- **WRITTEN INSTRUCTION**: Pictures excluded, reproduce exactly the lines below from the one with "Write the Plotly code for this chart." through the one with "y_ticks = [50000, 100000, 150000, 200000, 250000]", both included.

-- BEGIN --

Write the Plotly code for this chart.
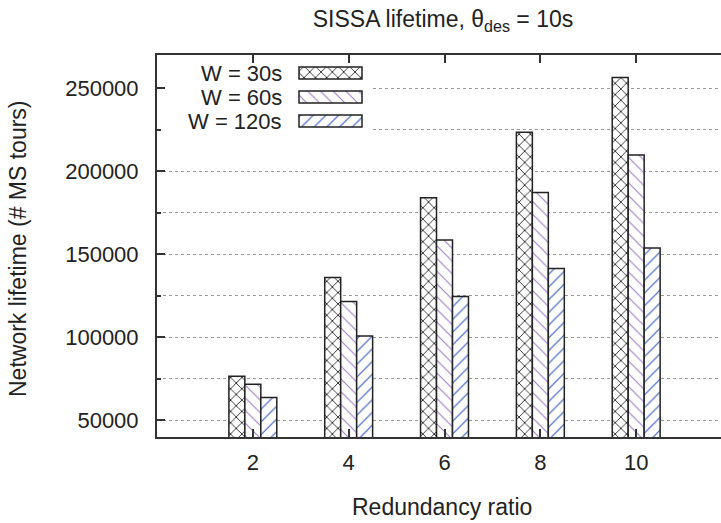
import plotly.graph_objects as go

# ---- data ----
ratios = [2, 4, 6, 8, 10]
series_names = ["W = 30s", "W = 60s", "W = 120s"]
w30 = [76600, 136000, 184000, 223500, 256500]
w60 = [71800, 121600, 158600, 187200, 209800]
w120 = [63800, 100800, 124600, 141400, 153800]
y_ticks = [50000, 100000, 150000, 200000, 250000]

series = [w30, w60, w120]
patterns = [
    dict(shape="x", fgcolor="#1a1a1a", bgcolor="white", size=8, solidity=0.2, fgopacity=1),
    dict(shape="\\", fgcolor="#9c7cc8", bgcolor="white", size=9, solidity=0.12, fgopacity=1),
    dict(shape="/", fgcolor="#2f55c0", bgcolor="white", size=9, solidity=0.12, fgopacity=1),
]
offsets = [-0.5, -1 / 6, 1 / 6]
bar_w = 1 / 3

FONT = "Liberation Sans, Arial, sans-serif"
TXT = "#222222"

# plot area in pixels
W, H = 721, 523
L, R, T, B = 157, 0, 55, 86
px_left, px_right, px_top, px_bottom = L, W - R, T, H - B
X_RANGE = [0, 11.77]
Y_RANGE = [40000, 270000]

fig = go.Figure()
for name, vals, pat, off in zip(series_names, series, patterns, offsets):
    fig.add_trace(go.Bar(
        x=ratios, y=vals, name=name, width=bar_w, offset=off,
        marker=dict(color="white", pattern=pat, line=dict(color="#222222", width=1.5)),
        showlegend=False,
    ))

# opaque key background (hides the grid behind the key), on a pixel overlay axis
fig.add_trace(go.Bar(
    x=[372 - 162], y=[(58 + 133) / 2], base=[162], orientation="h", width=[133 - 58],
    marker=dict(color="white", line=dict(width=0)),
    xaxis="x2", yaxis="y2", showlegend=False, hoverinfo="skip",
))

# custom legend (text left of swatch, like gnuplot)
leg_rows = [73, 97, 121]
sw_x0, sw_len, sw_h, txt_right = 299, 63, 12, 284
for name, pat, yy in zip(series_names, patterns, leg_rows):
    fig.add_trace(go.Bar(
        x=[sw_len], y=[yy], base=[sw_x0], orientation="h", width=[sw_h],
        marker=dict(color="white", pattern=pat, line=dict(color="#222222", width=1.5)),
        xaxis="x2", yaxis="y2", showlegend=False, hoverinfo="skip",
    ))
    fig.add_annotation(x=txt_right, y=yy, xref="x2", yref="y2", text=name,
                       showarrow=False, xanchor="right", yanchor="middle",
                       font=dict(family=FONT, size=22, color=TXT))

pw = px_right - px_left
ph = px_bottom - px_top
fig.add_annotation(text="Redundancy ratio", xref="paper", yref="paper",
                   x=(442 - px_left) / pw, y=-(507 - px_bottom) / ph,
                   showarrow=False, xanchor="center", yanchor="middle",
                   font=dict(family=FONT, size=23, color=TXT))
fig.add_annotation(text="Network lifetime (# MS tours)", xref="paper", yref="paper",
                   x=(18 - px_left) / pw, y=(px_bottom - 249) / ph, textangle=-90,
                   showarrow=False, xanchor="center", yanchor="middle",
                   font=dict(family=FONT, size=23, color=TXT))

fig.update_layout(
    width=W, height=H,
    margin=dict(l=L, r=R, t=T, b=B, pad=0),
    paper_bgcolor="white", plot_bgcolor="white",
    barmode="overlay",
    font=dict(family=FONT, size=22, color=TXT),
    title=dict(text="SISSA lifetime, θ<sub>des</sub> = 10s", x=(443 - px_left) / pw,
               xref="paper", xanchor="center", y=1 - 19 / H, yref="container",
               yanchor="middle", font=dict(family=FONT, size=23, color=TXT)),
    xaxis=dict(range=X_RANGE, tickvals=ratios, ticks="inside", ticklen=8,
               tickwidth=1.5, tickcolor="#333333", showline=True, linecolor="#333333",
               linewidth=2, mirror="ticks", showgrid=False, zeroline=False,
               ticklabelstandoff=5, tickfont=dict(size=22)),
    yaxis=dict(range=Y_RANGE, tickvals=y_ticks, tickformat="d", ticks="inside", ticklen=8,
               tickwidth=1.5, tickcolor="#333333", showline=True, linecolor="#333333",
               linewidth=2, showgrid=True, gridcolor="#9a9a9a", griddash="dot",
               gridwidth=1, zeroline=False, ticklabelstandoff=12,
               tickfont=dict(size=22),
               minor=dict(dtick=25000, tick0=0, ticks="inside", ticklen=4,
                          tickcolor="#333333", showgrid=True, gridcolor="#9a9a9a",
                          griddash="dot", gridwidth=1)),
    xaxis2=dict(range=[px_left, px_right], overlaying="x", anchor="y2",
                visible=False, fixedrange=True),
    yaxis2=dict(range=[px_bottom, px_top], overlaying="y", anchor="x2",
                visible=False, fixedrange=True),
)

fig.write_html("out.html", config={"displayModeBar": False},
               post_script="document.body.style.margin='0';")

-- END --
-- BEGIN --

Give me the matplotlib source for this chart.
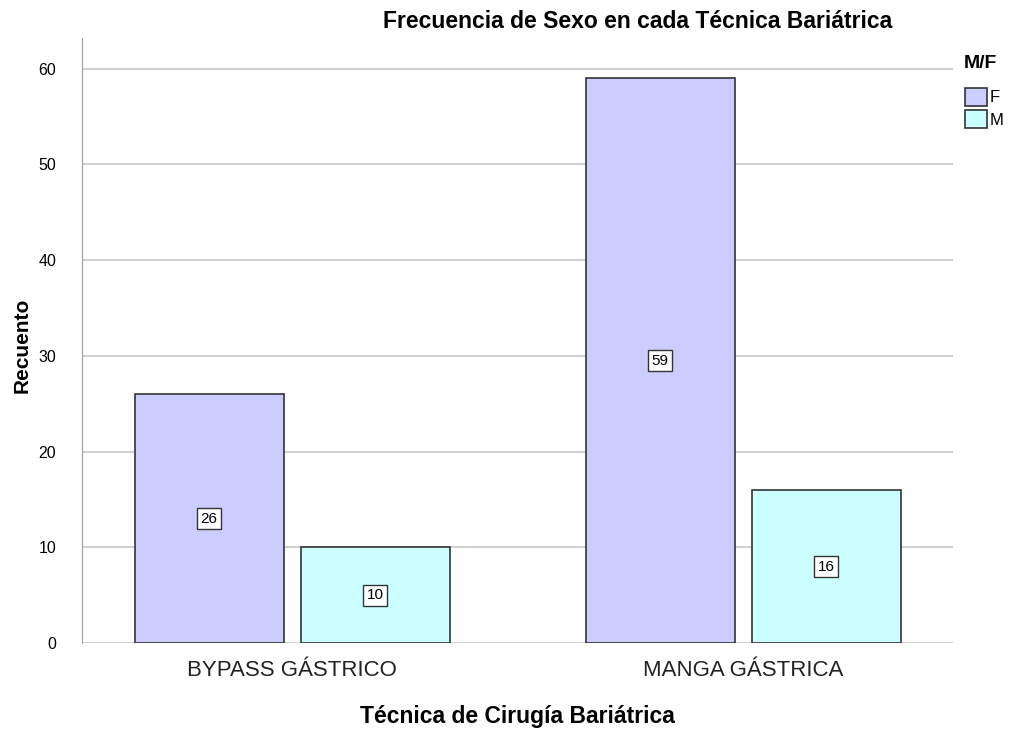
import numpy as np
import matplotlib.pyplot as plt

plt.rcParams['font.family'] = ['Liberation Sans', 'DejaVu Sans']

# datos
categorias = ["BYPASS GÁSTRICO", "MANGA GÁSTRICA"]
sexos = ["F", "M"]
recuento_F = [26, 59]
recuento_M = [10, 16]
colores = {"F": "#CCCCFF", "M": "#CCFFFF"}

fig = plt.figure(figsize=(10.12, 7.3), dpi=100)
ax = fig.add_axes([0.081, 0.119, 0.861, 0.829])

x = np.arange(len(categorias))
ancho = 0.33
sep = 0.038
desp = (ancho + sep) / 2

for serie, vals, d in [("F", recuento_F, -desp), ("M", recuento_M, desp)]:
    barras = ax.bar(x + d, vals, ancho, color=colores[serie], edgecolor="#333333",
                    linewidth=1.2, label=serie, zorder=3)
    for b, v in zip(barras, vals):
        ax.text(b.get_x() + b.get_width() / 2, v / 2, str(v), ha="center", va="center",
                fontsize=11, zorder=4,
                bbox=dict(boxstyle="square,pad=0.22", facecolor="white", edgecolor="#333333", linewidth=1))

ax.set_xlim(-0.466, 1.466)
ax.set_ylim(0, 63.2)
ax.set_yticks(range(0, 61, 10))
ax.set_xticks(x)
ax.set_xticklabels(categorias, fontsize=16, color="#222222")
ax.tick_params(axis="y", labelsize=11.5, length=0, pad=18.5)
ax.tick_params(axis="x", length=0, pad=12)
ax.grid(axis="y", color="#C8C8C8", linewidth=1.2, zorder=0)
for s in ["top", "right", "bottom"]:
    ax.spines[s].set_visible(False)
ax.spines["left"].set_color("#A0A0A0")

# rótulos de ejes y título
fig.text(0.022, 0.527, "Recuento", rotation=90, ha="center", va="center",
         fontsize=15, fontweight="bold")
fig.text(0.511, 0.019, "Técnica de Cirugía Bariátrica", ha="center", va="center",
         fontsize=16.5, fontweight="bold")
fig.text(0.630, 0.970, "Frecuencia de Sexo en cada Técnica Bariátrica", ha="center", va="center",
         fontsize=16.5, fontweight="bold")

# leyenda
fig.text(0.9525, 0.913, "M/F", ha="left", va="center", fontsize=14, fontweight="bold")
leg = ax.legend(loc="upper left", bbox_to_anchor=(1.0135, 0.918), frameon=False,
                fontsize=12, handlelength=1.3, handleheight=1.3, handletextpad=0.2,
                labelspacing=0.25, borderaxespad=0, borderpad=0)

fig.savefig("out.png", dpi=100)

-- END --
-- BEGIN --

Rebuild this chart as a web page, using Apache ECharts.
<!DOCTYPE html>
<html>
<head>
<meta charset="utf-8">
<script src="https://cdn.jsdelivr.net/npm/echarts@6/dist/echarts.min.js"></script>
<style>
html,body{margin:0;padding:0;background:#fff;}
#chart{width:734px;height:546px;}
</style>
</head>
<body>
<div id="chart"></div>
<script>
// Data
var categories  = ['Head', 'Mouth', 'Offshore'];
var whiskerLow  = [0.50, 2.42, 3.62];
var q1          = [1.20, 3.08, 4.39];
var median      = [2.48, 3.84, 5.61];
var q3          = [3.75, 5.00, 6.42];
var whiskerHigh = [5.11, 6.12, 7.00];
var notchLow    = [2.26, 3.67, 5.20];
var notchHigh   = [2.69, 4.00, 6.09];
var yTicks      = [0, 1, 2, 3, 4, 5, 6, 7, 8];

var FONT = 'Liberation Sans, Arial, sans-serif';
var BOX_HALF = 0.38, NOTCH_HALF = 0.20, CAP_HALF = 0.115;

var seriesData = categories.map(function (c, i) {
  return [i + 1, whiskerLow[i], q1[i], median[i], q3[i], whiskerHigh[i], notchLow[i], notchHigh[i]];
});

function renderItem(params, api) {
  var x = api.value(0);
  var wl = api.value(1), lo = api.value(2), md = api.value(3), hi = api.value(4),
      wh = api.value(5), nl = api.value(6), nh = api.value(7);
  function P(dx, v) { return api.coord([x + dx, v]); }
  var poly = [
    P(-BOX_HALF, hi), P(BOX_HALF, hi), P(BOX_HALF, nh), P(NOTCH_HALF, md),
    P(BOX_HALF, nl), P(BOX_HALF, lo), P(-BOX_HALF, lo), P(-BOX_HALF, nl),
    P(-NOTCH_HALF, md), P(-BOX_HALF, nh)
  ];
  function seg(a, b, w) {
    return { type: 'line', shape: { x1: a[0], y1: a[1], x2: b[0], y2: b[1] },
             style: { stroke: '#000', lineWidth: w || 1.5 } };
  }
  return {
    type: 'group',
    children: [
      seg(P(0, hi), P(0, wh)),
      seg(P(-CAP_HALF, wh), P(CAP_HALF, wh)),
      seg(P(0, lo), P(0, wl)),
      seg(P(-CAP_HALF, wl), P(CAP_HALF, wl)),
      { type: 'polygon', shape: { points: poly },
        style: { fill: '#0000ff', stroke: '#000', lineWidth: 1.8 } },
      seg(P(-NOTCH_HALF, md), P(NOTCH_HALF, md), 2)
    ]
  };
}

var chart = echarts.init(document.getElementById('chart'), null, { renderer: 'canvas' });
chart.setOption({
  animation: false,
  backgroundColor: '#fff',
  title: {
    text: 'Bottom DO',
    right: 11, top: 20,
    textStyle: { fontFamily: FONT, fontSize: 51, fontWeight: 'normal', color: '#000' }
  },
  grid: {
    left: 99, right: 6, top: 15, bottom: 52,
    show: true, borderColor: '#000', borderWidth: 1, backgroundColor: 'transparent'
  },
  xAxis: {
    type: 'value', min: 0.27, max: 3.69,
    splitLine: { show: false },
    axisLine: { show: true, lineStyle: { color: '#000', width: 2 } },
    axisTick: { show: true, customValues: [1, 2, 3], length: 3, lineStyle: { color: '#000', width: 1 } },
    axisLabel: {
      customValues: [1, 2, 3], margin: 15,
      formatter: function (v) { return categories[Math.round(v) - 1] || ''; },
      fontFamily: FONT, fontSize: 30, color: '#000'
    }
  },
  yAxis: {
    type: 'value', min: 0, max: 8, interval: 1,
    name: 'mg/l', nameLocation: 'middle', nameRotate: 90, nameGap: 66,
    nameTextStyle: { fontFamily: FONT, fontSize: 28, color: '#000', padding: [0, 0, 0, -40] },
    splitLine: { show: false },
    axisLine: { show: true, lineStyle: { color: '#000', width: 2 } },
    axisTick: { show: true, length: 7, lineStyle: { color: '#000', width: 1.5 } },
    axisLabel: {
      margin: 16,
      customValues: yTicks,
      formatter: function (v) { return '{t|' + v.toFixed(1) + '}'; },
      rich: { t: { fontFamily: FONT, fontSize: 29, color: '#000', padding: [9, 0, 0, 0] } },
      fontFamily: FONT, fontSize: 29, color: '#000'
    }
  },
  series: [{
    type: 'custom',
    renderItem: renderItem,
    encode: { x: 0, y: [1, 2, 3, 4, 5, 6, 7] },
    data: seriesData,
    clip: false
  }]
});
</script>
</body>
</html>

-- END --

- **EXPECTED ANSWER**:
Write the Plotly code for this chart.
import plotly.graph_objects as go

# ---- data ----
ratios = [2, 4, 6, 8, 10]
series_names = ["W = 30s", "W = 60s", "W = 120s"]
w30 = [76600, 136000, 184000, 223500, 256500]
w60 = [71800, 121600, 158600, 187200, 209800]
w120 = [63800, 100800, 124600, 141400, 153800]
y_ticks = [50000, 100000, 150000, 200000, 250000]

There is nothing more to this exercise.